Businesses trapped between rising costs, cautious consumers

Businesses in Japan are grappling with ever greater inflationary pressure as energy prices, food costs and other factors mount. At the other end of their operations, however, they're battling a consumer mindset shaped by decades of deflation and tepid wage growth, and stubbornly resistant to higher prices. The resulting squeeze, they say, is pushing them to the brink.

Price rises fail to sprout

Japan's Consumer Price Index, which excludes fresh food, was up 4 percent in December, year-on-year, due to a weakening yen and the global energy shortage. That was a 41-year high.

Hayashi Shoji runs a company that grows bean sprouts, known as moyashi in Japanese.

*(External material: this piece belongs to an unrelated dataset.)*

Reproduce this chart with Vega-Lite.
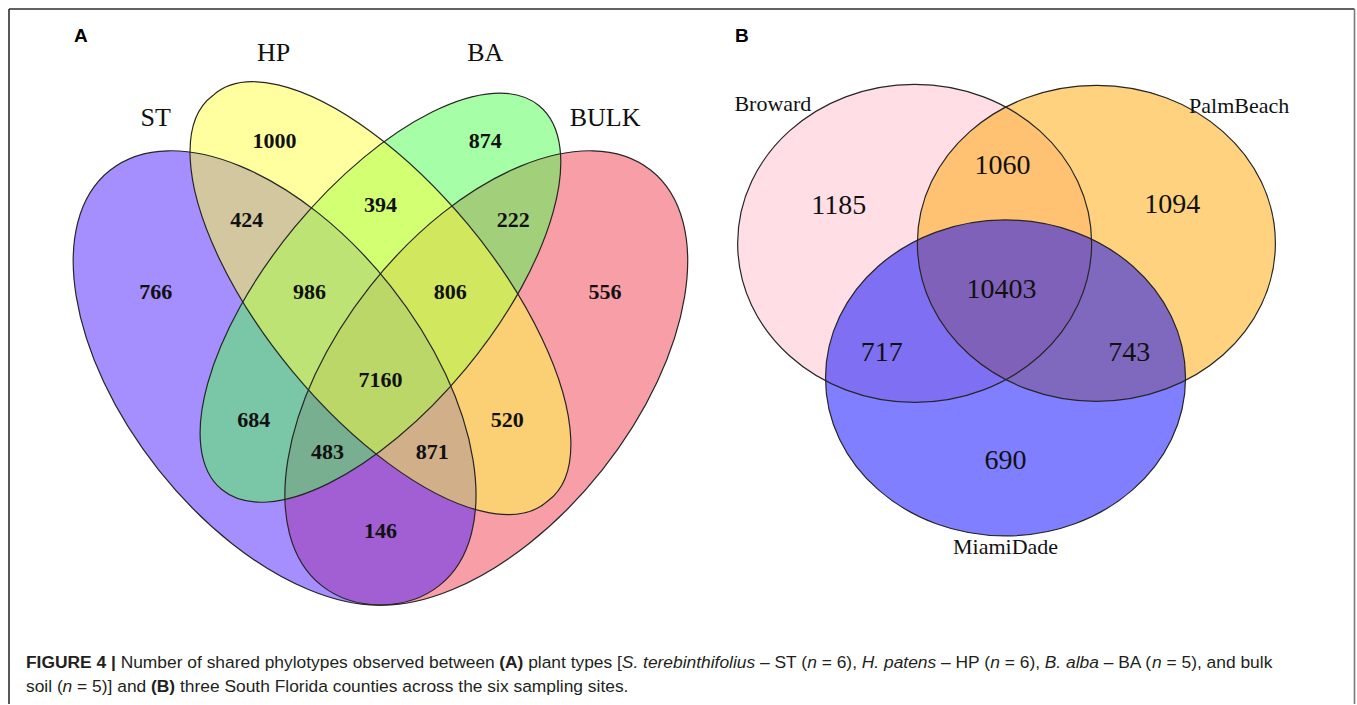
{
  "$schema": "https://vega.github.io/schema/vega-lite/v6.json",
  "width": 1357,
  "height": 705,
  "autosize": {"type": "fit", "contains": "padding"},
  "padding": {"left": 8, "top": 8, "right": 1.5, "bottom": 0},
  "background": "white",
  "config": {"view": {"stroke": null}},
  "datasets": {
    "frame": [
      {"edge": "top", "x": 8, "x2": 1355.5, "y": 8, "y2": 8},
      {"edge": "left", "x": 8, "x2": 8, "y": 8, "y2": 705},
      {"edge": "right", "x": 1355.5, "x2": 1355.5, "y": 8, "y2": 705}
    ],
    "sets": [
      {"set": "BULK", "x": 486, "y": 378},
      {"set": "ST", "x": 274, "y": 378},
      {"set": "BA", "x": 380, "y": 297.5},
      {"set": "HP", "x": 380, "y": 298},
      {"set": "Broward", "x": 915, "y": 243},
      {"set": "PalmBeach", "x": 1097, "y": 243},
      {"set": "MiamiDade", "x": 1006, "y": 378}
    ],
    "texts": [
      {"group": "countA", "label": "1000", "x": 274, "y": 140},
      {"group": "countA", "label": "874", "x": 485, "y": 140},
      {"group": "countA", "label": "424", "x": 246, "y": 220},
      {"group": "countA", "label": "394", "x": 380, "y": 205},
      {"group": "countA", "label": "222", "x": 513, "y": 220},
      {"group": "countA", "label": "766", "x": 155, "y": 292},
      {"group": "countA", "label": "986", "x": 309, "y": 292},
      {"group": "countA", "label": "806", "x": 450, "y": 292},
      {"group": "countA", "label": "556", "x": 605, "y": 292},
      {"group": "countA", "label": "7160", "x": 380, "y": 380},
      {"group": "countA", "label": "684", "x": 253, "y": 420},
      {"group": "countA", "label": "520", "x": 507, "y": 420},
      {"group": "countA", "label": "483", "x": 327, "y": 452},
      {"group": "countA", "label": "871", "x": 432, "y": 452},
      {"group": "countA", "label": "146", "x": 380, "y": 532},
      {"group": "countB", "label": "1185", "x": 839, "y": 206},
      {"group": "countB", "label": "1060", "x": 1003, "y": 165},
      {"group": "countB", "label": "1094", "x": 1173, "y": 205},
      {"group": "countB", "label": "10403", "x": 1002, "y": 290},
      {"group": "countB", "label": "717", "x": 882, "y": 353},
      {"group": "countB", "label": "743", "x": 1130, "y": 353},
      {"group": "countB", "label": "690", "x": 1006, "y": 461},
      {"group": "setA", "label": "HP", "x": 273, "y": 52},
      {"group": "setA", "label": "BA", "x": 485, "y": 52},
      {"group": "setA", "label": "ST", "x": 155, "y": 117},
      {"group": "setA", "label": "BULK", "x": 605, "y": 117},
      {"group": "setB", "label": "Broward", "x": 773, "y": 103},
      {"group": "setB", "label": "PalmBeach", "x": 1240, "y": 105},
      {"group": "setB", "label": "MiamiDade", "x": 1006, "y": 548},
      {"group": "panel", "label": "A", "x": 80, "y": 35},
      {"group": "panel", "label": "B", "x": 742, "y": 35},
      {"group": "capStrong", "label": "FIGURE 4 |", "x": 25, "y": 664},
      {"group": "capPlain", "label": "Number of shared phylotypes observed between", "x": 119.8, "y": 664},
      {"group": "capStrong", "label": "(A)", "x": 498.9, "y": 664},
      {"group": "capPlain", "label": "plant types [", "x": 527.9, "y": 664},
      {"group": "capTerm", "label": "S. terebinthifolius", "x": 621.7, "y": 664},
      {"group": "capPlain", "label": "– ST (", "x": 760, "y": 664},
      {"group": "capTerm", "label": "n", "x": 807.4, "y": 664},
      {"group": "capPlain", "label": "= 6),", "x": 821.9, "y": 664},
      {"group": "capTerm", "label": "H. patens", "x": 862, "y": 664},
      {"group": "capPlain", "label": "– HP (", "x": 941.4, "y": 664},
      {"group": "capTerm", "label": "n", "x": 990.7, "y": 664},
      {"group": "capPlain", "label": "= 6),", "x": 1005.2, "y": 664},
      {"group": "capTerm", "label": "B. alba", "x": 1045.3, "y": 664},
      {"group": "capPlain", "label": "– BA (", "x": 1104.3, "y": 664},
      {"group": "capTerm", "label": "n", "x": 1152.7, "y": 664},
      {"group": "capPlain", "label": "= 5), and bulk", "x": 1167.2, "y": 664},
      {"group": "capPlain", "label": "soil (", "x": 25, "y": 688},
      {"group": "capTerm", "label": "n", "x": 61.7, "y": 688},
      {"group": "capPlain", "label": "= 5)] and", "x": 76.2, "y": 688},
      {"group": "capStrong", "label": "(B)", "x": 150.2, "y": 688},
      {"group": "capPlain", "label": "three South Florida counties across the six sampling sites.", "x": 179.2, "y": 688}
    ]
  },
  "encoding": {
    "x": {"field": "x", "type": "quantitative", "scale": {"domain": [8, 1355.5], "nice": false, "zero": false}, "axis": null},
    "y": {"field": "y", "type": "quantitative", "scale": {"domain": [8, 705], "nice": false, "zero": false, "reverse": true}, "axis": null}
  },
  "layer": [
    {
      "data": {"name": "frame"},
      "mark": {"type": "rule", "strokeWidth": 1.6},
      "encoding": {
        "x2": {"field": "x2"},
        "y2": {"field": "y2"},
        "stroke": {"field": "edge", "type": "nominal", "legend": null, "scale": {"domain": ["top", "left", "right"], "range": ["#2e2e2e", "#2e2e2e", "#7a7a7a"]}}
      }
    },
    {
      "data": {"name": "sets"},
      "mark": {"type": "point", "filled": true, "size": 4, "opacity": 1, "fillOpacity": 0.5, "strokeWidth": 0},
      "encoding": {
        "shape": {"field": "set", "type": "nominal", "legend": null, "scale": {
          "domain": ["BULK", "ST", "BA", "HP", "Broward", "PalmBeach", "MiamiDade"],
          "range": [
            "M164.6 -207.7 A265 148 -51.6 1 1 -164.6 207.7 A265 148 -51.6 1 1 164.6 -207.7 Z",
            "M164.6 207.7 A265 148 51.6 1 1 -164.6 -207.7 A265 148 51.6 1 1 164.6 207.7 Z",
            "M158.7 -191.9 A249 111 -50.4 1 1 -158.7 191.9 A249 111 -50.4 1 1 158.7 -191.9 Z",
            "M167.6 202.6 A263 112 50.4 1 1 -167.6 -202.6 A263 112 50.4 1 1 167.6 202.6 Z",
            "M177 0 A177 159 0 1 1 -177 0 A177 159 0 1 1 177 0 Z",
            "M179 0 A179 158 0 1 1 -179 0 A179 158 0 1 1 179 0 Z",
            "M180 0 A180 158 0 1 1 -180 0 A180 158 0 1 1 180 0 Z"
          ]}},
        "fill": {"field": "set", "type": "nominal", "legend": null, "scale": {
          "domain": ["BULK", "ST", "BA", "HP", "Broward", "PalmBeach", "MiamiDade"],
          "range": ["#EF3D4F", "#4B1FFF", "#4DFF4D", "#FFFF40", "#FFC0CB", "#FFA500", "#0000FF"]}}
      }
    },
    {
      "data": {"name": "sets"},
      "mark": {"type": "point", "filled": false, "size": 4, "opacity": 1, "fillOpacity": 0, "stroke": "#262626", "strokeWidth": 1.2},
      "encoding": {
        "shape": {"field": "set", "type": "nominal", "legend": null, "scale": {
          "domain": ["BULK", "ST", "BA", "HP", "Broward", "PalmBeach", "MiamiDade"],
          "range": [
            "M164.6 -207.7 A265 148 -51.6 1 1 -164.6 207.7 A265 148 -51.6 1 1 164.6 -207.7 Z",
            "M164.6 207.7 A265 148 51.6 1 1 -164.6 -207.7 A265 148 51.6 1 1 164.6 207.7 Z",
            "M158.7 -191.9 A249 111 -50.4 1 1 -158.7 191.9 A249 111 -50.4 1 1 158.7 -191.9 Z",
            "M167.6 202.6 A263 112 50.4 1 1 -167.6 -202.6 A263 112 50.4 1 1 167.6 202.6 Z",
            "M177 0 A177 159 0 1 1 -177 0 A177 159 0 1 1 177 0 Z",
            "M179 0 A179 158 0 1 1 -179 0 A179 158 0 1 1 179 0 Z",
            "M180 0 A180 158 0 1 1 -180 0 A180 158 0 1 1 180 0 Z"
          ]}}
      }
    },
    {
      "data": {"name": "texts"},
      "transform": [{"filter": "datum.group === 'countA'"}],
      "mark": {"type": "text", "font": "Liberation Serif", "fontWeight": "bold", "fontSize": 22, "color": "#111", "align": "center", "baseline": "middle"},
      "encoding": {"text": {"field": "label"}}
    },
    {
      "data": {"name": "texts"},
      "transform": [{"filter": "datum.group === 'countB'"}],
      "mark": {"type": "text", "font": "Liberation Serif", "fontSize": 28, "color": "#111", "align": "center", "baseline": "middle"},
      "encoding": {"text": {"field": "label"}}
    },
    {
      "data": {"name": "texts"},
      "transform": [{"filter": "datum.group === 'setA'"}],
      "mark": {"type": "text", "font": "Liberation Serif", "fontSize": 26, "color": "#111", "align": "center", "baseline": "middle"},
      "encoding": {"text": {"field": "label"}}
    },
    {
      "data": {"name": "texts"},
      "transform": [{"filter": "datum.group === 'setB'"}],
      "mark": {"type": "text", "font": "Liberation Serif", "fontSize": 22, "color": "#111", "align": "center", "baseline": "middle"},
      "encoding": {"text": {"field": "label"}}
    },
    {
      "data": {"name": "texts"},
      "transform": [{"filter": "datum.group === 'panel'"}],
      "mark": {"type": "text", "font": "Liberation Sans", "fontWeight": "bold", "fontSize": 19, "color": "#000", "align": "center", "baseline": "middle"},
      "encoding": {"text": {"field": "label"}}
    },
    {
      "data": {"name": "texts"},
      "transform": [{"filter": "datum.group === 'capPlain'"}],
      "mark": {"type": "text", "font": "Liberation Sans", "fontSize": 17.4, "color": "#231f20", "align": "left", "baseline": "middle"},
      "encoding": {"text": {"field": "label"}}
    },
    {
      "data": {"name": "texts"},
      "transform": [{"filter": "datum.group === 'capStrong'"}],
      "mark": {"type": "text", "font": "Liberation Sans", "fontWeight": "bold", "fontSize": 17.4, "color": "#231f20", "align": "left", "baseline": "middle"},
      "encoding": {"text": {"field": "label"}}
    },
    {
      "data": {"name": "texts"},
      "transform": [{"filter": "datum.group === 'capTerm'"}],
      "mark": {"type": "text", "font": "Liberation Sans", "fontStyle": "italic", "fontSize": 17.4, "color": "#231f20", "align": "left", "baseline": "middle"},
      "encoding": {"text": {"field": "label"}}
    }
  ]
}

They're a common ingredient in home cooking, partly because they are so affordable, usually going for about 25 cents for 200 grams.

Hayashi says moyashi prices should be higher.

"Retailers tell us a price hike of about 1 cent a bag would be possible," Hayashi says. "But they say 4 cents is too much."

Moyashi growers haven't raised their prices for decades, despite rising costs.

The price of moyashi in real terms has actually fallen over the past 30 years. But the cost to import the beans, most of which come from China, has more than tripled.

Hayashi says the price of beans has risen as China's economy has expanded. He also points out Beijing has been encouraging farmers to grow more high-value produce such as soybeans and corn, reducing harvests of beans needed for moyashi.

The sharp depreciation in the yen last year made imports even more expensive. Hayashi started to look at other possible sources, but quickly realized switching could be problematic. "If we just focused on prices," he says, "we might be able to buy beans from other parts of the world. But we'd like to stick to the Chinese beans because we want to keep producing high-quality sprouts."

Rising energy costs are a further complication, given that the sprouts are grown in a heated space and doused with water warmed to 20 degrees Celsius. Hayashi says the company's electricity bill has doubled and the cost of heating oil is up by 50 percent over the past year or so.

Moyashi require huge amounts of warm water to grow.

Hayashi has teamed up with other moyashi growers in an effort to get more from retailers. The growers' association ran a full-page newspaper ad to back up their case, claiming "we cannot survive if we keep selling at such low prices." That followed a series of letters to retailers calling for price hikes.

But Hayashi still hasn't got the increase he needs. He says it would take a 20-percent hike to cover his costs, but so far he has only got half of that.

Dilemma for customer-facing businesses

Supermarkets are struggling as well. Akiba Hiromichi manages a small chain of shops in the Tokyo area. He has received countless requests from suppliers to raise prices. He says he has never experienced anything like it, with "both the size of the price rises requested and the number of items affected" being extraordinary.

Akiba says customers have become more budget-conscious.

Akiba is reluctant to pass on all these cost hikes to his customers. His shops did raise the price of milk but he says that has resulted in a razor-thin profit margin, noting that some items are actually sold below cost. He used to stock up on products when a supplier warned of a price hike. But now they are running out of storage space.

"The government thinks it's fine to raise retail prices if wholesale costs go up," he says. "But it's not that easy if you're the one dealing with customers face-to-face."

Call for wage increases meets with uneven response

The Japanese government has been urging companies to give workers higher wages. The goal is to change an entrenched mindset that aims to ringfence corporate profit by keeping a tight rein on wages.

But there has not been a smooth rollout of plus-side inflation driven by wage hikes. Dai-ichi Life Research Institute Senior Economist Hoshino Takuya says "the current inflationary situation is not what the government was aiming to achieve."

In countries such as the US, price hikes are often the result of rising wages. In Japan, however, prices are being pushed up by higher costs.

"The weaker yen has helped export-oriented manufacturers improve their performance so they can raise wages if they decide to do so," Hoshino says. "But small and midsized businesses depending on imports can't even manage to pass on higher costs in their own prices. Raising wages is not an option for them."

Hoshino says we need to wait and see if inflation is followed by wage hikes.

With both moyashi growers and grocery store operators feeling the pinch, it is clear that many Japanese firms are being squeezed. Recent signs of a strengthening in the yen have offered little hope of respite, meaning there are likely to be calls for further government efforts to drive up wages in order to offset rising prices.